Regardless of the process, the organization, the purpose of the analysis, etc. typically the cost-benefit analysis approach needs to include the following steps:
- Potential alternatives which need to be evaluated by the decision makers
- Brainstorming all the costs involved in the decisions (direct, indirect, soft, opportunity costs…)
- Categorizing and listing all the costs for the alternatives for easy comparison
- Brainstorming all the benefits and change in benefits by selecting one decision over another including non-financial benefits such as reputation, branding, customer satisfaction, product advantage, core capacity, differentiators, safety issues, legal issues, etc.
- For long-term projects adjust financial data by using time value of money
- At this point you should be able to build a spreadsheet table where you have all the costs and benefits in column A and various alternatives in row 1. This allows you to populate and compare everything in one place.
- Evaluate and compare the financial and nonfinancial costs and benefits and make a decision based on the top priorities for your business.
What is cost-benefit analysis?
CBA is a business approach to quantifying and comparing the costs and the benefits of a particular business project, initiative, program, improvement and any type of potential change in the organization. Eventually, any change in the way we do business like restructuring, reorganizing, process improvement, investment, etc. requires certain level of investment and risk while offering change in the existing cost structure and certain benefits.
When analyzing a single project or initiative the cost-benefit analysis is focused primarily on comparing the cost on one side and benefits in the other and estimating which side has a higher value. On the other hand, when evaluating multiple projects organizations rank and compare the potential CBA outcomes.
Is CBA just a number game?
While theoretically this approach should be number-based and fact-based in reality various perspectives must be considered to make the right decisions including many which are hard to quantity.
Types of cost which should be considered in cost / benefit evaluation:
- Fixed cost – does this initiative impacts the current fixed cost?
- Variable cost – will this project change the existing variable costs in our business?
- Step cost – Do we expect shift in out step cost?
- ABC – Will this change impact the existing activities in our business and influence the existing ABC structure?
- Opportunity cost – What do we sacrifice / lose / risk by implementing this change?
Types of benefits
– Financial benefit – Financial gains are quantified and compared directly to the costs.
– Strategic benefit – Would this project create additional strategic benefit for the company?
– Branding / Marketing Benefit – Will this change improve the current positioning of the business in the marketplace?
– Productivity / efficiency / time saving benefit – Would this change improve our productivity?
– Other benefits to be considered – legal, intellectual, environmental, competitiveness, competence, expertise, etc.
Calculating the relevant costs
By considering the comments and the categories listed above you are aware that what sounds theoretically simple in reality is not straightforward and easy to do.
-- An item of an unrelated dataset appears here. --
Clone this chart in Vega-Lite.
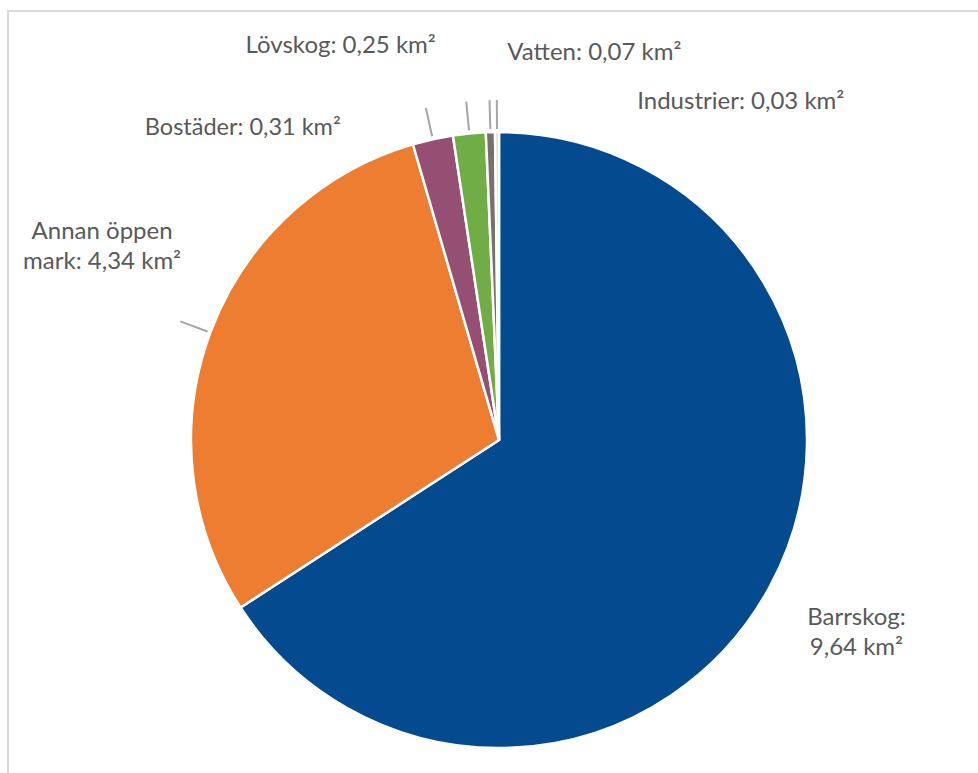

However many business people add additional complexity to this approach by overanalyzing and including many variables which are not relevant (factors which don’t really change regardless of the decision made).
Try to keep the analysis as simple as possible by listing only the major variables which have a significant impact on your business because those variables need to influence your decision.
How relevant is the outcome of your analysis?
Depending on the type of the initiative or project under evaluation the results of your analysis will have different impact on the final decision. The higher in your organization the final decision is being made more intangible factors will have the impact on the final decision. For example, the CEO of your company may be more interested in factors other than tangible numbers.